Eu concordo com o Ricardo, apesar de eu ser meio suspeita pra falar, afinal eu e a 3.5 é um caso de amor antigo. É mto chato vc ter que ver o povo falando pra vc assim: "vc ker fazer um warlock, então tem que fazer um tiefling que ganha isso, mais isso e mais isso". Será que ninguém parou para pensar que é meio estranho pensar assim, tipo por exemplo, será que não existe NENHUM warlock de outra raça ou que os tiefling são uma raça isotrabalhistica....

Fora o exagero de combo.

A falta de proximidade com o personagem.

Aí, vc vai fazer um guerreiro e compra uma lira... já posso até imaginar as caras. O_O"

bjundas

Gustavo disse...

Nossa em relação ao que a Codorna disse um dia eu passei por isso, tinha trocentos jogadores e eu fiz sem querer um personagem que fazia a mesma função que outro só que era diferente.
Tive que tirar ele do jogo pq ele era considerado fraco em rela ção ao outro personagem. =(
Mas ninguem levou em consideração de que ele tava fazendo o serviço dele e ainda por cima foi um dos caras que menos se ferrou na partida.

Vergatti disse...

D&D tem dessas, né? A parada da criação em grupo (que só se parece criação em grupo porque deram esse nome em primeiro lugar), das escolhas de papéis e tals.

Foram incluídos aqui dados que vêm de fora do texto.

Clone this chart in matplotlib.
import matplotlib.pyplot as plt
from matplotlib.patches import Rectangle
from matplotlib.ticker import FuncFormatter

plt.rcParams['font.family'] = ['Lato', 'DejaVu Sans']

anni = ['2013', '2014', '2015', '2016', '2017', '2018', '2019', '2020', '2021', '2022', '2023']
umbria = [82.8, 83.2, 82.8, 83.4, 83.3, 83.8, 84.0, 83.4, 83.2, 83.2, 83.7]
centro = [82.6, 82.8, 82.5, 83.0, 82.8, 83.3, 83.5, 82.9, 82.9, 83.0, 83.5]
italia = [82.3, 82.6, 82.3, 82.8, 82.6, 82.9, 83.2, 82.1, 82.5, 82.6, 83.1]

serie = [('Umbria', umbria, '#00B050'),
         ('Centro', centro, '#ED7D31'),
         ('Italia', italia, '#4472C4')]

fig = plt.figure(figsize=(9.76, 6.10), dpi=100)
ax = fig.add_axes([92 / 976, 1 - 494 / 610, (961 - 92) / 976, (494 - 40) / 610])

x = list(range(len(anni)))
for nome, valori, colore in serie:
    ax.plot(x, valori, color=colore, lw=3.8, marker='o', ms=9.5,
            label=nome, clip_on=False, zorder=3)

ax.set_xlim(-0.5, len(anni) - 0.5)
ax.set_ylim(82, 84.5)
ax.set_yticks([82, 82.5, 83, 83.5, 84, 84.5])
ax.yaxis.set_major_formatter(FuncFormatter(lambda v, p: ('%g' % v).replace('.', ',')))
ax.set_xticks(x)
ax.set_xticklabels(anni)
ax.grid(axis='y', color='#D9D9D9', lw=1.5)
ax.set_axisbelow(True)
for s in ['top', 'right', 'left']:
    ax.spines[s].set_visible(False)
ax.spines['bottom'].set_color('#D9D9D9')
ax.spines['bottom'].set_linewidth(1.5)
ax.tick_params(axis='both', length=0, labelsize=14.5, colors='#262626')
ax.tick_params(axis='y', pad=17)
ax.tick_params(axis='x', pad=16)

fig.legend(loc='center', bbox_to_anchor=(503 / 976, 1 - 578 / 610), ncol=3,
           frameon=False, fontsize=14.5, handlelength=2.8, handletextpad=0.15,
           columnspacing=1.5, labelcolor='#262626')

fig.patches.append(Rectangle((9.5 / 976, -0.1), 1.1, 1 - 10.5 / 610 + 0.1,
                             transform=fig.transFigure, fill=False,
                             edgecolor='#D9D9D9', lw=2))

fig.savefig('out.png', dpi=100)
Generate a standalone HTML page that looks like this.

Pode ser bom se o grupo souber conversar, senão, já era. Vai ter neguinho (metafórico) reclamando do seu equipamento, reclamando dos seus poderes... Mas na hora que você prova que não é só um saco de XP, ninguém fala nada. Na hora que você mostra que suas escolhas valeram a pena, ninguém fala "legal".

Que tal apreciar o sucesso alheio?

Francisco Ferreira disse...

Melhor post ever do blog!

O que mais gostei de mestrar uma campanha longa foi perceber para que tipo de jogadores eu gosto de mestrar. E mais: consegui amadurecer alguns jogadores que eram bem verdes no início das aventuras.

Nas sessões eu procuro interagir mais com os personagens cujos jogadores gostam de interação. Quem joga comigo sabe que quando eu tento envolver o personagem na trama, e o jogador "caga" pra aquilo, eu largo mão e passo adiante.

Tem sempre alguém que quer viver um personagem. Assim como sempre tem um gaiato que quer ir pra mesa com nenhuma idéia interessante, dar muita risada (a qualquer custo), e depois ir dormir desestressado e com a consciência leve.

Na moral, esses últimos eu tento cada vez mais manter afastados da minha mesa. Cansei de ver boas idéias sendo jogadas fora a troco de uma piada nem tão engraçada.

Abraços!

Vergatti disse...

@Chico: Pô, obrigado pelo elogio, de verdade.

E é isso mesmo, né? Mestre se esforça na criação de toda a realidade ao redor, e sempre é um pé no saco ver esforço jogado fora: cansa.

Leva maturidade pra se respeitar os outros, e para aproveitar estórias mais profundas. Abraço!